Brawl in the family!
Staten Island Borough President Jimmy Oddo hit back Thursday at a fellow Richmond County Republican, Councilman Joe Borelli, over his mockery of new state coronavirus restrictions, igniting a Thanksgiving feud just two weeks out from the holiday.
The retort — delivered during Mayor Bill de Blasio’s daily briefing — came hours after Borelli tweeted that he would ignore new state rules limiting gatherings in homes to just 10 people over the holidays and questioned the severity of the rise in coronavirus cases across the city and state.
“You have to live your values, and to me, over the last eight months, in this hyper-opinionated age, my North Star is science,” Oddo said to the cameras — and his fellow Republican — during Hizzoner’s press conference.
“I feel comfortable in living true to those values and that means avoiding gatherings inside when you can,” he added. “On this one, we disagree, big time.”
Oddo’s rebuke also carried a personal note as the longtime Staten Island pol recounted how he was forced to stand outside his childhood home to speak to his mother, who remained inside, during the early weeks of the pandemic.
“I spoke to her from outside, standing on the hill on Old Town Road — she’s talking to me through a window and I’m screaming at her. I can’t hear, she can’t hear. But that’s the steps we took,” he added.

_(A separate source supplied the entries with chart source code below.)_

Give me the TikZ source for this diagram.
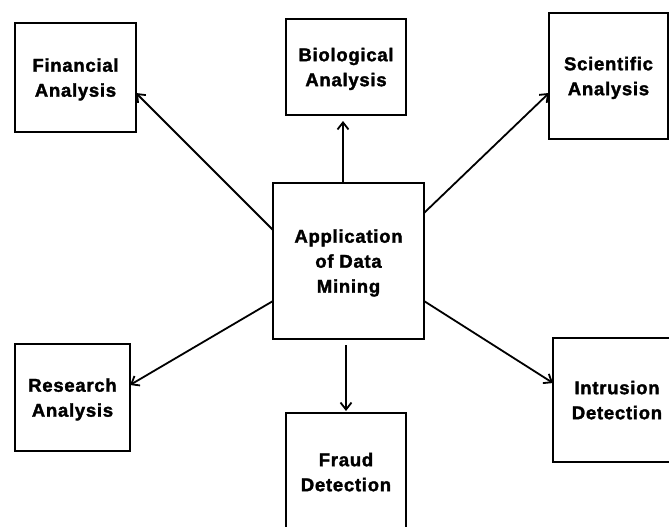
\documentclass[tikz,border=0pt]{standalone}
\usepackage{fontspec}
\setmainfont{Liberation Sans}
\newfontfamily\boxfont[UprightFont={* Bold}, FakeBold=1.8, LetterSpace=4]{Liberation Sans}
\usetikzlibrary{arrows.meta}
\tikzset{
  box/.style={draw=black, line width=2.8pt, fill=white, align=center,
    font=\boxfont\fontsize{18.5}{25}\selectfont, text depth=0pt,
    inner sep=0pt, outer sep=0pt},
  arr/.style={line width=1.8pt, -{Straight Barb[length=7pt,width=11pt,line width=1.8pt]}}
}
\begin{document}
\begin{tikzpicture}[x=1pt,y=-1pt]
\useasboundingbox (0,0) rectangle (669,527);
\clip (0,0) rectangle (669,527);
\node[box, minimum width=151pt, minimum height=156pt] (ctr) at (348.5,261) {Application\\of Data\\Mining};
\node[box, minimum width=121pt, minimum height=109pt] (fin) at (75.5,77.5) {Financial\\Analysis};
\node[box, minimum width=120pt, minimum height=96pt] (bio) at (346,67) {Biological\\Analysis};
\node[box, minimum width=119pt, minimum height=126pt] (sci) at (608.5,76) {Scientific\\Analysis};
\node[box, minimum width=115pt, minimum height=107pt] (res) at (72.5,397.5) {Research\\Analysis};
\node[box, minimum width=120pt, minimum height=118pt] (fra) at (346,472) {Fraud\\Detection};
\node[box, minimum width=128pt, minimum height=124pt] (int) at (617,400) {Intrusion\\Detection};

\draw[arr] ([yshift=31pt]ctr.west) -- ([yshift=-15.5pt]fin.east);
\draw[arr, shorten >=6pt] ([xshift=-5.5pt]ctr.north) -- ([xshift=-3pt]bio.south);
\draw[arr] ([yshift=48pt]ctr.east) -- ([yshift=-17pt]sci.west);
\draw[arr] ([yshift=-40pt]ctr.west) -- ([yshift=12.5pt]res.east);
\draw[arr, shorten <=6pt, shorten >=2pt] ([xshift=-2.5pt]ctr.south) -- (fra.north);
\draw[arr] ([yshift=-40pt]ctr.east) -- ([yshift=17pt]int.west);
\end{tikzpicture}
\end{document}
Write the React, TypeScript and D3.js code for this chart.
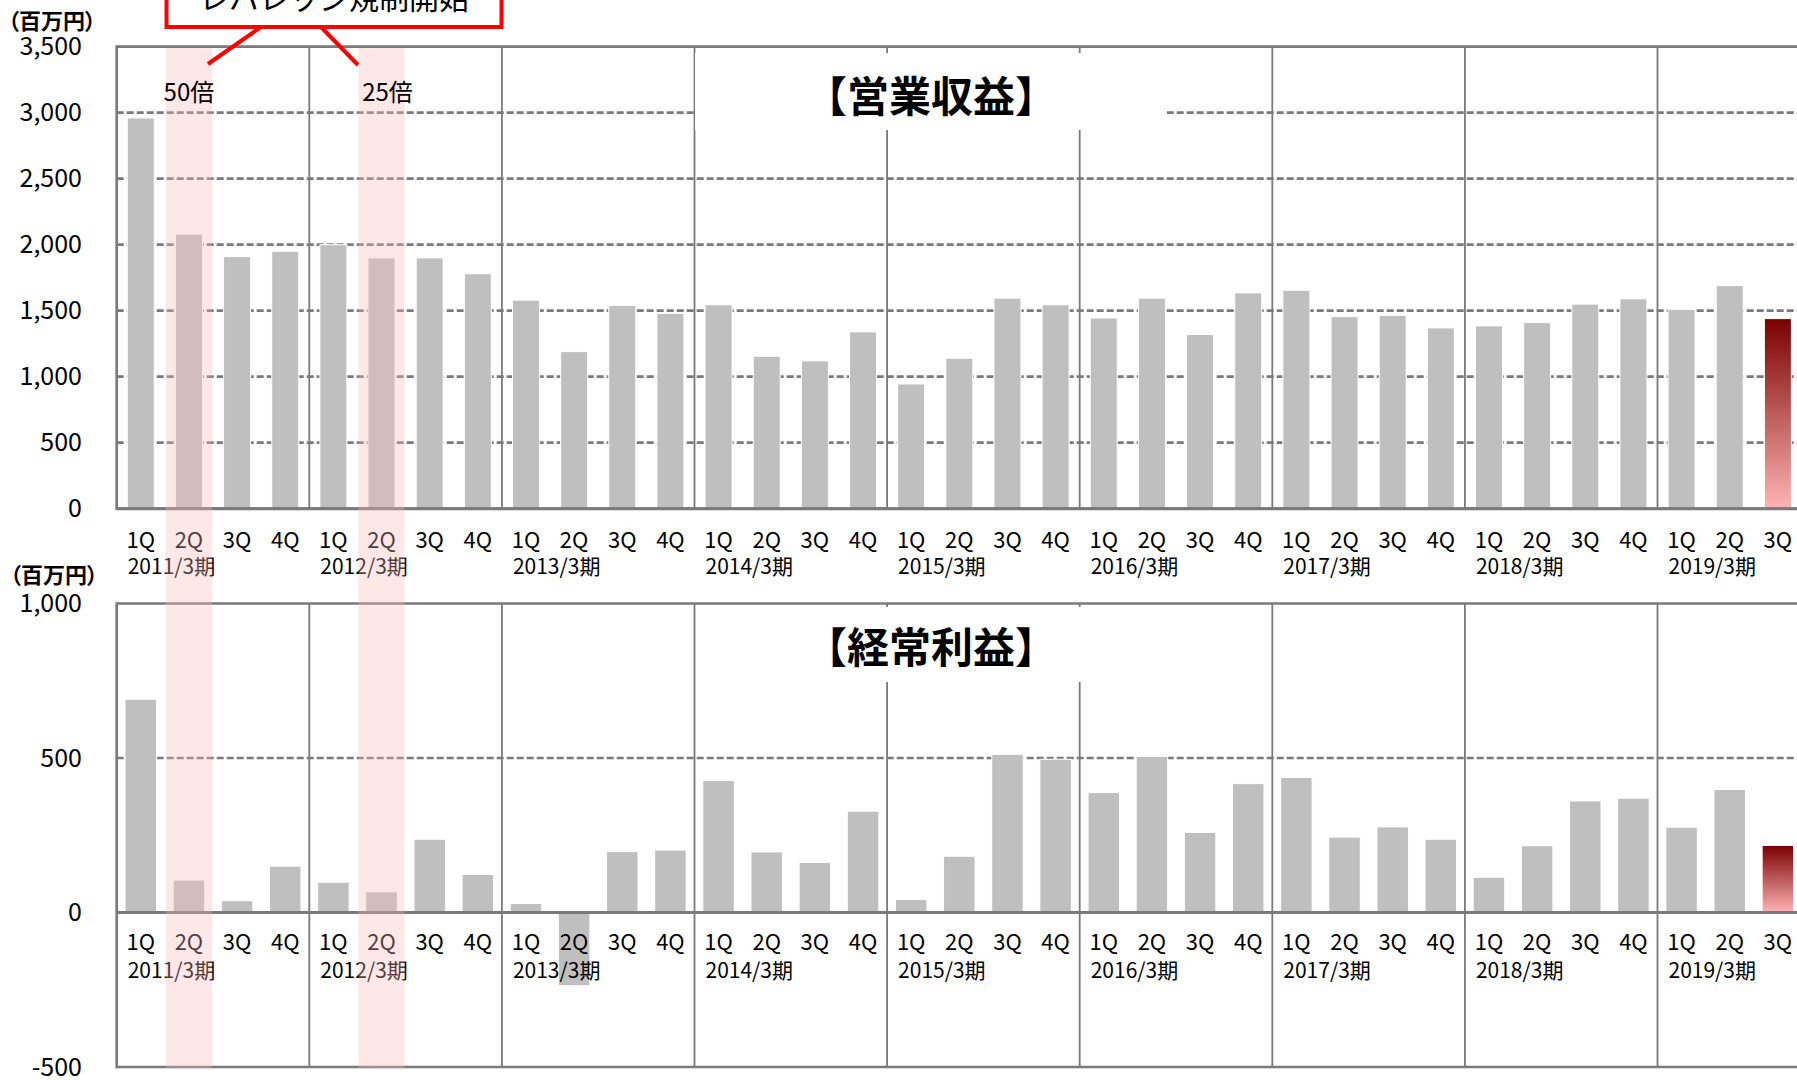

After Oddo’s mother fell and broke her hip, he said he came to the house everyday to care for her, but always in a mask.
“I will not be spending Thanksgiving — my brothers will not be coming in and sitting around the same table,” he added.
Oddo joined de Blasio a day after Gov. Andrew Cuomo announced he was imposing ‘yellow zone’ coronavirus restrictions across much of Staten Island in a first attempt to battle back a surge in coronavirus cases there. The governor also imposed a new 10-person limit on gatherings in residences and ordered restaurants and bars to end both indoor and outdoor service by 10 p.m.
Just after Cuomo’s announcement, Borelli mocked the new rules: “I’ll be having more than 10 ppl at my house on Thanksgiving. My address is public record. Some family will come from (gasp!) New Jersey,” Borelli wrote. “Kids will see their grandparents, cousins will play in the yard, sis in law will bring strawberry rhubarb pie, & a turkey will be overcooked.”
The usually verbose de Blasio — who has never been popular on Staten Island — left much of the commentary about Borelli to Oddo, but chimed in to add that he, too, will not be seeing his family for the holidays.
“Everyone’s feeling a lot about this situation and it’s so frustrating and it’s painful,” Hizzoner told the cameras. “I’m going to be missing some of the people I’m closest to in the world for these holidays. I hate it, but I also know it has to be done to protect everyone.”
The bipartisan pair made the remarks as the latest batch of data from the city’s Health Department again offered new evidence of a coronavirus comeback in the Big Apple.
Over the last seven days, 2.6 percent of COVID-19 tests have come back positive. That’s the highest level since June when testing was far less widespread and nearing de Blasio’s 3 percent threshold for moving public schools back from indoor learning to all-remote instruction.
And the number of daily new cases continued to surge, hitting 870, well above the city’s warning threshold of 550.
Across New York State, the overall positivity rate remained 2.95 percent overall — and remains above 2.5 percent even when excluding COVID-19 hotspots across the state, a worrying sign of potentially wider spread of the disease.